* **Task statement**: Copy the data exactly from the line that contains "Rebuild this chart" through the line that contains "var riktData = riktvarden.map(function", keeping both end lines and leaving out everything else.

* **Available data**:
::::::::::

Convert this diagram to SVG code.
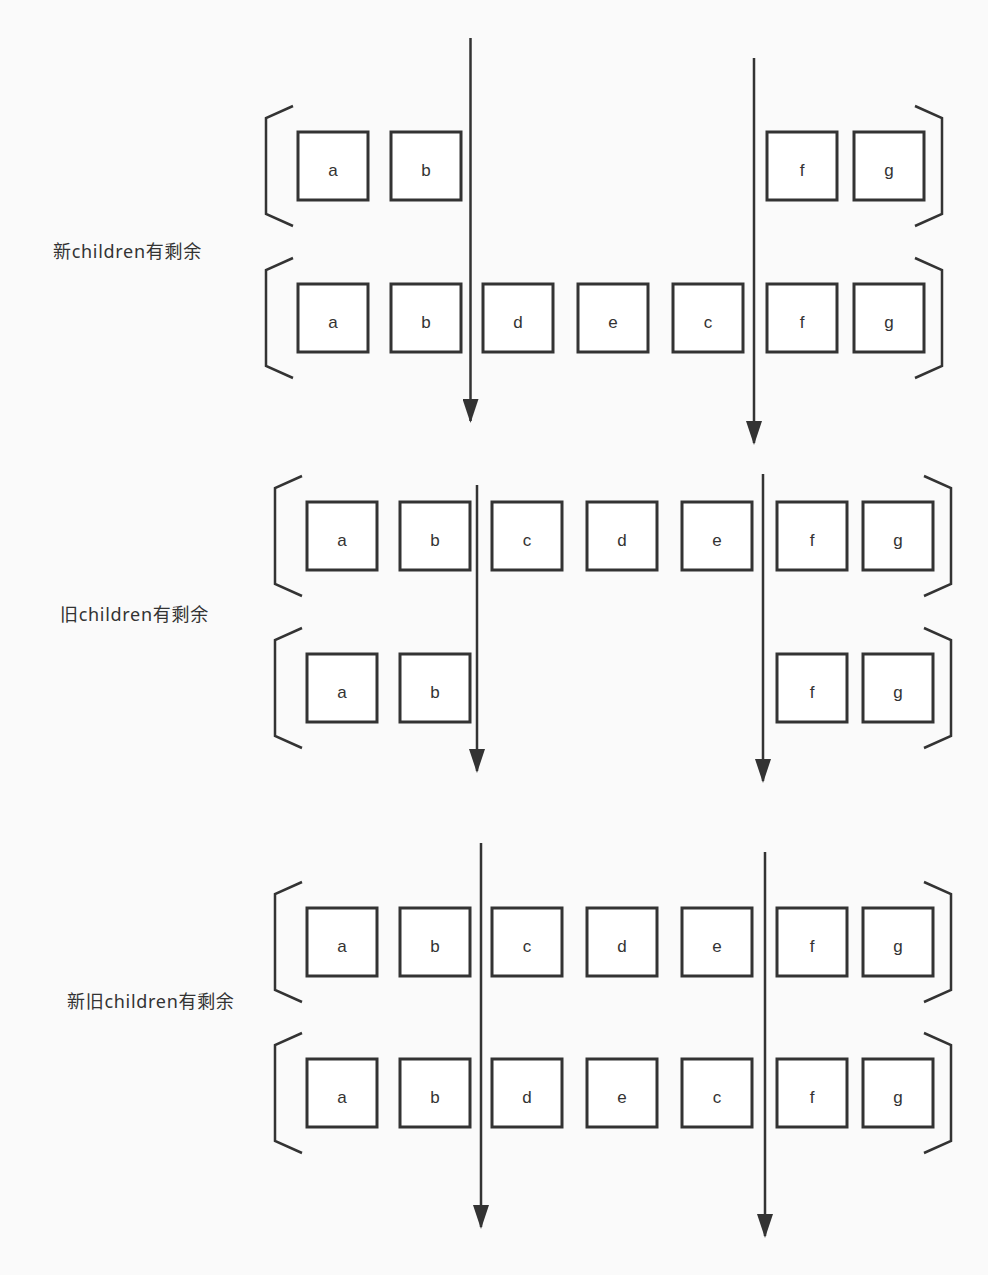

::::::::::

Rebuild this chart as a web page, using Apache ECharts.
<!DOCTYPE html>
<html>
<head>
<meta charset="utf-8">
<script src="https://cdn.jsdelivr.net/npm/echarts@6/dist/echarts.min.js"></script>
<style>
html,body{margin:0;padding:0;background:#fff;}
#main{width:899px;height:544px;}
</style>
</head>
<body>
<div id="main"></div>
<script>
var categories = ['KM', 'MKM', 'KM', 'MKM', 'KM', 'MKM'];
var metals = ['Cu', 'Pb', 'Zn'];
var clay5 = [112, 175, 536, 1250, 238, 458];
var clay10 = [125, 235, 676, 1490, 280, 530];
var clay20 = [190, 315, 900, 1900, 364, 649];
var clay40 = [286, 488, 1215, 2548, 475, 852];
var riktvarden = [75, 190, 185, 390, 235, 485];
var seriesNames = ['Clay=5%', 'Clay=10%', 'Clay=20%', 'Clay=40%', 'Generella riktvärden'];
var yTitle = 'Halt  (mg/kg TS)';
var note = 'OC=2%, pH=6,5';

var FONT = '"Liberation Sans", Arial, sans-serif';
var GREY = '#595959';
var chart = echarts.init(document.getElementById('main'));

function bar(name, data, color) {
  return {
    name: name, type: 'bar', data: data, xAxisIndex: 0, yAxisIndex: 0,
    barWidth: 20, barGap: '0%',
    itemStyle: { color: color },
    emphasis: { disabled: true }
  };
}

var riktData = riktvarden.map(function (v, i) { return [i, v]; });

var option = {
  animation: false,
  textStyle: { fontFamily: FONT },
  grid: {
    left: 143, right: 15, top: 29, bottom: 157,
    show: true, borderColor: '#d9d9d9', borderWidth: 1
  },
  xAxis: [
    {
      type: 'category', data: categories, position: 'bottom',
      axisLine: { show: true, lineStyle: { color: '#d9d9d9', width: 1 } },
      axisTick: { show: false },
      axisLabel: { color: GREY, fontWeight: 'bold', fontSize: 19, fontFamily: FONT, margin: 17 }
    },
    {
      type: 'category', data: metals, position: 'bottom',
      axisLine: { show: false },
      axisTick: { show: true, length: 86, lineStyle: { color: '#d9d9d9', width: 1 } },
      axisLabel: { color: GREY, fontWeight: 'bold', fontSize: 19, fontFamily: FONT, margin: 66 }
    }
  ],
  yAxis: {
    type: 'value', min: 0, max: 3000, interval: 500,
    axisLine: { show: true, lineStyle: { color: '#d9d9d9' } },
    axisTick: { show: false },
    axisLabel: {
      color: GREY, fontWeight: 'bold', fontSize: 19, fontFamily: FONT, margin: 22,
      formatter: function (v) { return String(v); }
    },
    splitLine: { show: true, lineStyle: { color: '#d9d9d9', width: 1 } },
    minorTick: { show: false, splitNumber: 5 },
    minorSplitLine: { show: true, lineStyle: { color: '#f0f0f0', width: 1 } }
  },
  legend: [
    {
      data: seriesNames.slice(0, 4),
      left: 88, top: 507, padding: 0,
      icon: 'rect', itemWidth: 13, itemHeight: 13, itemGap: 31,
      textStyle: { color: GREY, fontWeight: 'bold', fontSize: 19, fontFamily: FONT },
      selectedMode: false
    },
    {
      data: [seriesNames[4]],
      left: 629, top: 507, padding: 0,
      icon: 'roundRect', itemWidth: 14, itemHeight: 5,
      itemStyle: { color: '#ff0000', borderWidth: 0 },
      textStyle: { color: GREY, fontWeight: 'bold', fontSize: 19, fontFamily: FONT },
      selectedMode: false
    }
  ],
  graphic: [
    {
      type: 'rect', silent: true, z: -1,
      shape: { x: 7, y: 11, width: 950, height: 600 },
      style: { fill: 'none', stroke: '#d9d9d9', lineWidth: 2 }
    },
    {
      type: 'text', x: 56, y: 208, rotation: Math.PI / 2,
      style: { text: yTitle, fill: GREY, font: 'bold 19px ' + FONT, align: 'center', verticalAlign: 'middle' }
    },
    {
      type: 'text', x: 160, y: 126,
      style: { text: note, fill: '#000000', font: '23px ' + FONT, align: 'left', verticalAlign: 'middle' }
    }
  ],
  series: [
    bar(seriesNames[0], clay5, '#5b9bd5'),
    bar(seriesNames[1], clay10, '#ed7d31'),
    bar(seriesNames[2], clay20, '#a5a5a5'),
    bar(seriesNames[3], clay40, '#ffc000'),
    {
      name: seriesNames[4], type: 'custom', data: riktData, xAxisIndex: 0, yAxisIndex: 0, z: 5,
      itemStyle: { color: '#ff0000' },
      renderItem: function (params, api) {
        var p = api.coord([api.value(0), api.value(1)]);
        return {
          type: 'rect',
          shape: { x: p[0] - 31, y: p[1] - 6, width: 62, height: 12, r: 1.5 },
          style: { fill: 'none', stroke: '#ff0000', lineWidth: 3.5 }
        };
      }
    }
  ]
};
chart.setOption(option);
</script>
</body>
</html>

::::::::::

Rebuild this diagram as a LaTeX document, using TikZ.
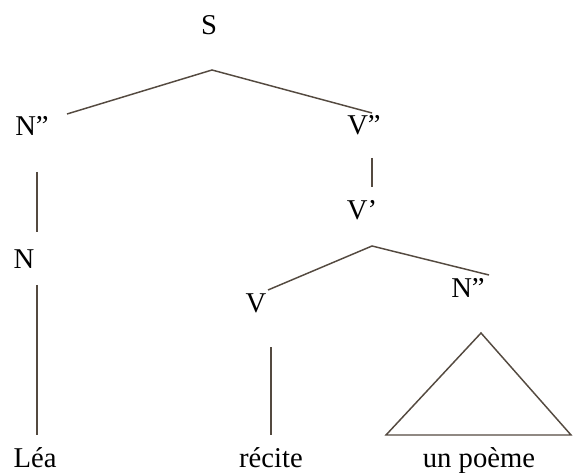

::::::::::

* **Result of this exercise**:
Rebuild this chart as a web page, using Apache ECharts.
<!DOCTYPE html>
<html>
<head>
<meta charset="utf-8">
<script src="https://cdn.jsdelivr.net/npm/echarts@6/dist/echarts.min.js"></script>
<style>
html,body{margin:0;padding:0;background:#fff;}
#main{width:899px;height:544px;}
</style>
</head>
<body>
<div id="main"></div>
<script>
var categories = ['KM', 'MKM', 'KM', 'MKM', 'KM', 'MKM'];
var metals = ['Cu', 'Pb', 'Zn'];
var clay5 = [112, 175, 536, 1250, 238, 458];
var clay10 = [125, 235, 676, 1490, 280, 530];
var clay20 = [190, 315, 900, 1900, 364, 649];
var clay40 = [286, 488, 1215, 2548, 475, 852];
var riktvarden = [75, 190, 185, 390, 235, 485];
var seriesNames = ['Clay=5%', 'Clay=10%', 'Clay=20%', 'Clay=40%', 'Generella riktvärden'];
var yTitle = 'Halt  (mg/kg TS)';
var note = 'OC=2%, pH=6,5';

var FONT = '"Liberation Sans", Arial, sans-serif';
var GREY = '#595959';
var chart = echarts.init(document.getElementById('main'));

function bar(name, data, color) {
  return {
    name: name, type: 'bar', data: data, xAxisIndex: 0, yAxisIndex: 0,
    barWidth: 20, barGap: '0%',
    itemStyle: { color: color },
    emphasis: { disabled: true }
  };
}

var riktData = riktvarden.map(function (v, i) { return [i, v]; });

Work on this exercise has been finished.